Moment of truth for Newark school reform: Editorial

By Star-Ledger Editorial Board
on March 01, 2014

Donna Jackson, a community activists, offers gentle criticism of Superintendent Cami Anderson at a Newark School Advisory Board meeting.


The political meltdown in Newark over school reform has reached an alarming stage and now threatens to derail the entire effort.

Superintendent Cami Anderson last week announced she would boycott the local school board until its president restores some semblance of order at the raucous public meetings.

That won’t help, but it’s understandable. These meeting have degraded into pointless shouting matches. It is an outrage that board President Antoinette Baskerville-Richardson allows it to go on.

But the hard truth is that Anderson has been unable to build a local coalition to support her reforms. She is not gifted in the art of political persuasion, and the rapid pace of change has provoked the status quo.

Given state control of the district, Anderson has the authority to impose reforms on her own. But in the long run, her program is not sustainable without local support. A Democratic governor would almost surely return control to Newark, and the front-runner in the race for mayor, Councilman Ras Baraka, is hostile to Anderson’s reforms across the board.

Even Gov. Chris Christie may want to tap the brakes if the political heat continues to rise. Among those who have turned against Anderson is Sen. Teresa Ruiz (D-Essex), an ally of the governor’s on school reform and the chairwoman of the Senate Education Committee.
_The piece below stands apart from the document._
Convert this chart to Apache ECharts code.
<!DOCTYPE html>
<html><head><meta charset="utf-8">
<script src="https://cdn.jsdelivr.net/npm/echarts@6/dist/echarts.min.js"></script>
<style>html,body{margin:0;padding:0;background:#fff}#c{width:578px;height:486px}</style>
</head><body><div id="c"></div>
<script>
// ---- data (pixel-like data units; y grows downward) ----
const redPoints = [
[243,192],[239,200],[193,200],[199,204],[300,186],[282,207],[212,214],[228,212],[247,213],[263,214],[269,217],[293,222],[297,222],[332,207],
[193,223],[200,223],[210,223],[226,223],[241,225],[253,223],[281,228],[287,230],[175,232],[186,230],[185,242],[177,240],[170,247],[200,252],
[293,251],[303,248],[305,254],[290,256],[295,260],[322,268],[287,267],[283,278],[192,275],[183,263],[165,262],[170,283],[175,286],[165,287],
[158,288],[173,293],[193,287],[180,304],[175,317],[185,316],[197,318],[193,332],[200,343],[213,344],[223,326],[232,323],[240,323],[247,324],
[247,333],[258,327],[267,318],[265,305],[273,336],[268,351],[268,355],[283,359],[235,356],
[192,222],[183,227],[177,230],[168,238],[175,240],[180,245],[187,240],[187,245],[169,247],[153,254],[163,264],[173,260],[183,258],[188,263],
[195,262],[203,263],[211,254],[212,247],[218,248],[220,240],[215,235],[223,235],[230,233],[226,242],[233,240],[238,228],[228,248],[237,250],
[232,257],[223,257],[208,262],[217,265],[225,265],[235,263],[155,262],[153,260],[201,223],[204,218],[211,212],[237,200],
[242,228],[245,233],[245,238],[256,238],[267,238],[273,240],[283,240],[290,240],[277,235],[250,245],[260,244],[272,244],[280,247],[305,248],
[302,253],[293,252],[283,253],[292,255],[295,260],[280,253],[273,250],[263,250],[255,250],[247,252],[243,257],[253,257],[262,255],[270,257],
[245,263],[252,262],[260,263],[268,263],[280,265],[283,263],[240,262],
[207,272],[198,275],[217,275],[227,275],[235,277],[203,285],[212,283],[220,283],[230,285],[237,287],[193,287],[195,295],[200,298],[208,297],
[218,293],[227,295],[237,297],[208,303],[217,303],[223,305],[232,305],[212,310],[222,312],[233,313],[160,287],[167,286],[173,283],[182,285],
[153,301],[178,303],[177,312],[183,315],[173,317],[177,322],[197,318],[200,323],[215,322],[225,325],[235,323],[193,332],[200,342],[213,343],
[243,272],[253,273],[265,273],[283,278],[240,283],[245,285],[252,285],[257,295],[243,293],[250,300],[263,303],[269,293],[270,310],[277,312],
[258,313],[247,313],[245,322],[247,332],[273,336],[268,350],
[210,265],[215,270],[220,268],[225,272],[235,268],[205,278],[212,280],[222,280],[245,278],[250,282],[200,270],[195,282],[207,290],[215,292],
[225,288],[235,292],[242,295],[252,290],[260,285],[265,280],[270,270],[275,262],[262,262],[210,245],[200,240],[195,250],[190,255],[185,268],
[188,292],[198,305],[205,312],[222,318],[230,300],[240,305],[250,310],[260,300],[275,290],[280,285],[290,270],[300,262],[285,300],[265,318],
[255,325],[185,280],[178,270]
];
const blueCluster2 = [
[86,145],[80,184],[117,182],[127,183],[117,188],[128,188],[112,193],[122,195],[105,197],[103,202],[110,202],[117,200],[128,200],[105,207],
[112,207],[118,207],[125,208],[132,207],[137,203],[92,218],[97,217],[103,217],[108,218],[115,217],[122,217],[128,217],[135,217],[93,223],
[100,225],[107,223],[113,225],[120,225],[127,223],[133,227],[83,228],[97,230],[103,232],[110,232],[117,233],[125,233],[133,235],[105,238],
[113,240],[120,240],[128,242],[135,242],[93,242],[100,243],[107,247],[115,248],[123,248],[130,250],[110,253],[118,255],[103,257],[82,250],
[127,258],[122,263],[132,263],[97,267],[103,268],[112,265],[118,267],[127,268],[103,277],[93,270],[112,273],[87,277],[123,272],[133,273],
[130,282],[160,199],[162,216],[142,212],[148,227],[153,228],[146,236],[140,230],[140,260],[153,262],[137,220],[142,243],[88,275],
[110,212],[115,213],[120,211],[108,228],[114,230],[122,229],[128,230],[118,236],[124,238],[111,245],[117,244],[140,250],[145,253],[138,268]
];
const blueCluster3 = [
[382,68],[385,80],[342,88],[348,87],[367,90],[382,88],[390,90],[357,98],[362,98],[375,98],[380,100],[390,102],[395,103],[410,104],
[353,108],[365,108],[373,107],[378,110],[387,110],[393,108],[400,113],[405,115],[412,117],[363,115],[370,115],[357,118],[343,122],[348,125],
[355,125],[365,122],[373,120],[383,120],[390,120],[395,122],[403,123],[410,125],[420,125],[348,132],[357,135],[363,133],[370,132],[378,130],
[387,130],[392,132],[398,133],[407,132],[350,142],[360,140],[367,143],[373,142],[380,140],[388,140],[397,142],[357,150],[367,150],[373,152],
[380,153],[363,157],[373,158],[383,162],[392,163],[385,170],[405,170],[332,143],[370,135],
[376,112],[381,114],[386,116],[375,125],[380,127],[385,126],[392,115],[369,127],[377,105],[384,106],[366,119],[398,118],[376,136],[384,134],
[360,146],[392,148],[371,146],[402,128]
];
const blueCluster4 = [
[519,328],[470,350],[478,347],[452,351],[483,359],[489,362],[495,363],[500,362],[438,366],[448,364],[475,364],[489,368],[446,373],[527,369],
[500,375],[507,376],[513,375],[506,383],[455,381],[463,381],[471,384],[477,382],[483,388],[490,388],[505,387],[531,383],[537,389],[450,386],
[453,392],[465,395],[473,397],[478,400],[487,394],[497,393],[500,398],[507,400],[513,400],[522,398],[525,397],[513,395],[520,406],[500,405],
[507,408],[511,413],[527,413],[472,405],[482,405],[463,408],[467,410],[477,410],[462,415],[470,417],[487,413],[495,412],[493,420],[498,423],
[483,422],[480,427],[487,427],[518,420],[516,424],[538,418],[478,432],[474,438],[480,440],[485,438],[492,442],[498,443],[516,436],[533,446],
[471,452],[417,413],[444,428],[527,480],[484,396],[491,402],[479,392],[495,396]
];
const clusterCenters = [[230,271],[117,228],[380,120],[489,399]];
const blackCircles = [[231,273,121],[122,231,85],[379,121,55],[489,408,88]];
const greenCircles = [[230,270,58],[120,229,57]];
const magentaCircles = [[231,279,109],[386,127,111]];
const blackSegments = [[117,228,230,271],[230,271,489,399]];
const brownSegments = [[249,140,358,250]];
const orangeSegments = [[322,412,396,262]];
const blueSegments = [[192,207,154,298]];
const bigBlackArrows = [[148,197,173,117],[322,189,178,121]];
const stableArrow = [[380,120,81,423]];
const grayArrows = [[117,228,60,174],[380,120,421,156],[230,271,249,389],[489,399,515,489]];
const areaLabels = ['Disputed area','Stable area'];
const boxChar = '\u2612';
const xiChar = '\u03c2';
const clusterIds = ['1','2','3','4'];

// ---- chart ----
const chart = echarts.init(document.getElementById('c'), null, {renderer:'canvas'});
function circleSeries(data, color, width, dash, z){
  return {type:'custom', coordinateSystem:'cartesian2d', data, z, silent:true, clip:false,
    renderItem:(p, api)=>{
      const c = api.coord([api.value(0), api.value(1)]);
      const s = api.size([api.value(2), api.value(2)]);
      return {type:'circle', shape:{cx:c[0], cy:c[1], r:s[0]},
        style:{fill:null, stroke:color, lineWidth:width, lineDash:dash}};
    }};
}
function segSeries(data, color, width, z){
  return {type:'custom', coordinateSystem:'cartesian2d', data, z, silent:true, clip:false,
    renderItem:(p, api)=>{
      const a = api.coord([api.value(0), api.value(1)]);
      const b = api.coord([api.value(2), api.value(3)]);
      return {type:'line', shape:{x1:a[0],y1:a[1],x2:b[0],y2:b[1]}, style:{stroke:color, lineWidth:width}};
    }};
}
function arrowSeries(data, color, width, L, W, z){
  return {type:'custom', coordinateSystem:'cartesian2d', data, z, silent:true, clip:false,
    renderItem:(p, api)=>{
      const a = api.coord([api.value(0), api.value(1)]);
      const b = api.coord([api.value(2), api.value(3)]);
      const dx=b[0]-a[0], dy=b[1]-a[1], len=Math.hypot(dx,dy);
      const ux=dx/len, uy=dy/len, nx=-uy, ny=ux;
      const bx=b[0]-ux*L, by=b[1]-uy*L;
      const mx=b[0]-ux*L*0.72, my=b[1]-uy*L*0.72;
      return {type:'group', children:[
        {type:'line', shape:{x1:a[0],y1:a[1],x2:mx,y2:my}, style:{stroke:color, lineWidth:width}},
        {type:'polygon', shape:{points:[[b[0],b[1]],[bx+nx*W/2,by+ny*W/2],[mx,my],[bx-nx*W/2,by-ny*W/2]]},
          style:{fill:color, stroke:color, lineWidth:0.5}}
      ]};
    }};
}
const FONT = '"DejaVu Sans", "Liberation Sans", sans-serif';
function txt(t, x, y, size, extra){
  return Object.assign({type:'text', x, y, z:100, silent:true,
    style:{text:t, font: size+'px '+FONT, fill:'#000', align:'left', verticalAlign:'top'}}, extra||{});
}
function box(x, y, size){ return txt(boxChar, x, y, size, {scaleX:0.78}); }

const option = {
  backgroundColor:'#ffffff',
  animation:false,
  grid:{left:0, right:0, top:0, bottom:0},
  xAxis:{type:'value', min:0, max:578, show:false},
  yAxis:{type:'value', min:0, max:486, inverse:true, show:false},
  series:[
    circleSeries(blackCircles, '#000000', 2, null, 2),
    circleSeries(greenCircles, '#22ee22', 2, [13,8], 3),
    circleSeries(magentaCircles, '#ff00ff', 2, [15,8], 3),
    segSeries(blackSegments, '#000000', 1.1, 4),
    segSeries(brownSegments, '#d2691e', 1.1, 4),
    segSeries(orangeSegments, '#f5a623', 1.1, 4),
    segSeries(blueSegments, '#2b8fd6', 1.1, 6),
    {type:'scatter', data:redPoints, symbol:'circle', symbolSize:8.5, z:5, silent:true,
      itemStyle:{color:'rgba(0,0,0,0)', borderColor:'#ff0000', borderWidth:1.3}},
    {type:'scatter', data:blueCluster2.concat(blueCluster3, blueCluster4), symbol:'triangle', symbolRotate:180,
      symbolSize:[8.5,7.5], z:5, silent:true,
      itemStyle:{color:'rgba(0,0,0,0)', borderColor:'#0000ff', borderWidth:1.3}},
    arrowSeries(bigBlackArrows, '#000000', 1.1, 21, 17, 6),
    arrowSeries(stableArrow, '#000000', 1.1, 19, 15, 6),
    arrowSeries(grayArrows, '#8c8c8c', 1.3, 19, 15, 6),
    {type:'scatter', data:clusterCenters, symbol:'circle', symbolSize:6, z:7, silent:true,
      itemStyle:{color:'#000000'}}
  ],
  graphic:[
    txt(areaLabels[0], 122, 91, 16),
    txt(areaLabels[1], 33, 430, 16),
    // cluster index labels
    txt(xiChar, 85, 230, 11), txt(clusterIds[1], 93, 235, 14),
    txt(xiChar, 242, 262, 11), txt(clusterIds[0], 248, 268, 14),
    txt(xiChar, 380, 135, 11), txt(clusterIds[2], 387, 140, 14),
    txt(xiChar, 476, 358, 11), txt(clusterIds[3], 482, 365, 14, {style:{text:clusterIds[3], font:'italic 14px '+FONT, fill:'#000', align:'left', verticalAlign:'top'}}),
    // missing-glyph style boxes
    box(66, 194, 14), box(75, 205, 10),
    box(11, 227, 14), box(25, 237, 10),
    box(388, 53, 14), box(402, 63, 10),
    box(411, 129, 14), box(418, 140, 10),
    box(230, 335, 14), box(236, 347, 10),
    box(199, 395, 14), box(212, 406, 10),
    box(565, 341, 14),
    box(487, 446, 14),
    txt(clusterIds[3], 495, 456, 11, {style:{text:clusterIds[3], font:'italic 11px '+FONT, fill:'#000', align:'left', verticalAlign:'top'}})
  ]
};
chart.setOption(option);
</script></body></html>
So it is crunch time. And the job of turning the political tide cannot be left to Anderson alone. It is time for civic and religious leaders to engage more actively, and to insist on a civil public discussion. If the school board can’t provide for that, then the discussion should move to the city’s churches and public auditoriums.

This moment is too important to allow a rowdy gaggle to derail the conversation.

* * *

To get an idea of what Anderson is up against, consider the pending teacher layoffs. She has to shrink her teaching staff by 30 percent over the next three years, thanks to the shrinking population of district schools.

State law provides that she cannot lay off any senior teachers, no matter how ineffective they are. She must fire the least senior teachers, even if they are gifted.

To anyone who believes children, not adults, should be the top priority in the schools, this is obscene. It would force Anderson to fire hundreds of good teachers who could have lasting impact on students.

Anderson is applying for a waiver. That is a legal stretch and will surely land in court. But the education commissioner may have the authority based on his regulatory discretion, or the powers granted to him under the state Supreme Court’s Abbott rulings.

Ask yourself this: Would Newark be better off if Anderson didn’t make such a fuss? The easy path would be to follow the rules, no matter how wrong-headed. She is instead facing the wrath of the union and its allies with a bold and sensible move.

Another example: Her policies toward charter schools have provoked enormous opposition, all undeserved. Some object to her renting space in district schools to charters, even though there is ample vacant space. But these students are Newark’s children, too, and Anderson rightly feels they are her charges. And charters get no money for capital costs.

She has also found an elegant answer to the chief criticism of charter schools — that they don’t take their fair share of children who are poor, can’t speak English or have special needs. Under the “One Newark” plan, all families will choose a school from a menu of options, charter and conventional. She will then match students to schools, with a thumb on the scale to ensure that charters take their share of tough cases.

So it is time for a gut-check in Newark. If Anderson is going to win this fight, she needs help. And if she loses, the city may not see vigorous reforms for many years to come.